--- start Information provided ---
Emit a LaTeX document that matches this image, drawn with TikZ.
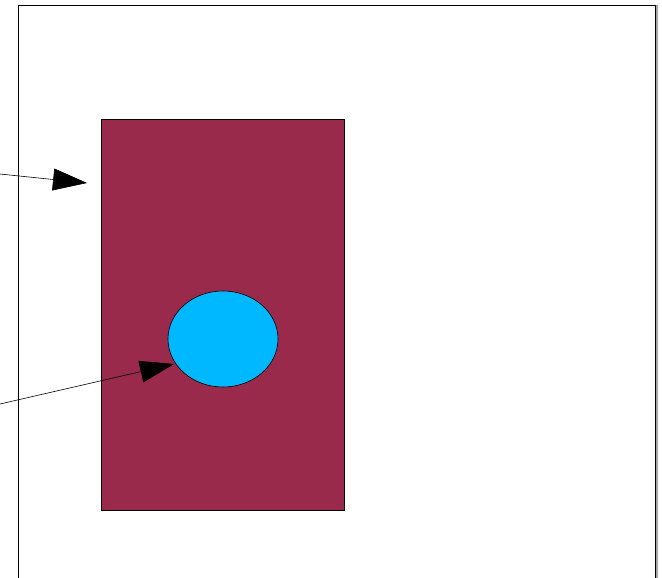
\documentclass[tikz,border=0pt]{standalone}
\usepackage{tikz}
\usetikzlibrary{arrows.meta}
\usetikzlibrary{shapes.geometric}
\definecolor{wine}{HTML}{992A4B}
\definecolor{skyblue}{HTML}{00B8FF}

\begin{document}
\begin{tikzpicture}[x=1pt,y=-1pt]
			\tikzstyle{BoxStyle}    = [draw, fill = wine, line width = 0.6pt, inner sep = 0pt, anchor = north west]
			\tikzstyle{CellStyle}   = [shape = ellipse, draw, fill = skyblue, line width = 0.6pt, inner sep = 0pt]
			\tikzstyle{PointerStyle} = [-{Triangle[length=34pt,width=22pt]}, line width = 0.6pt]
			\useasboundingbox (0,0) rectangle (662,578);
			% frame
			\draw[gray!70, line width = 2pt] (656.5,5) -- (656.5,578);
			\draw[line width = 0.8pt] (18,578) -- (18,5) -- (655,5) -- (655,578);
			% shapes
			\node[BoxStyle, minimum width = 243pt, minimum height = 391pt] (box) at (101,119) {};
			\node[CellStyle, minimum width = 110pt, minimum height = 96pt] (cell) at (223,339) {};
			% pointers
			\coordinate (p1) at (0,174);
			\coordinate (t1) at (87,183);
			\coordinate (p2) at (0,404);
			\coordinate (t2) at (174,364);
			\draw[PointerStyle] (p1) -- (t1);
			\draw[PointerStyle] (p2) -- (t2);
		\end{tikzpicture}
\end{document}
--- end Information provided ---
*Exercise objective*. Give the data again exactly as written, with all pictures left out.

*Task answer*.
Emit a LaTeX document that matches this image, drawn with TikZ.
\documentclass[tikz,border=0pt]{standalone}
\usepackage{tikz}
\usetikzlibrary{arrows.meta}
\usetikzlibrary{shapes.geometric}
\definecolor{wine}{HTML}{992A4B}
\definecolor{skyblue}{HTML}{00B8FF}

\begin{document}
\begin{tikzpicture}[x=1pt,y=-1pt]
			\tikzstyle{BoxStyle}    = [draw, fill = wine, line width = 0.6pt, inner sep = 0pt, anchor = north west]
			\tikzstyle{CellStyle}   = [shape = ellipse, draw, fill = skyblue, line width = 0.6pt, inner sep = 0pt]
			\tikzstyle{PointerStyle} = [-{Triangle[length=34pt,width=22pt]}, line width = 0.6pt]
			\useasboundingbox (0,0) rectangle (662,578);
			% frame
			\draw[gray!70, line width = 2pt] (656.5,5) -- (656.5,578);
			\draw[line width = 0.8pt] (18,578) -- (18,5) -- (655,5) -- (655,578);
			% shapes
			\node[BoxStyle, minimum width = 243pt, minimum height = 391pt] (box) at (101,119) {};
			\node[CellStyle, minimum width = 110pt, minimum height = 96pt] (cell) at (223,339) {};
			% pointers
			\coordinate (p1) at (0,174);
			\coordinate (t1) at (87,183);
			\coordinate (p2) at (0,404);
			\coordinate (t2) at (174,364);
			\draw[PointerStyle] (p1) -- (t1);
			\draw[PointerStyle] (p2) -- (t2);
		\end{tikzpicture}
\end{document}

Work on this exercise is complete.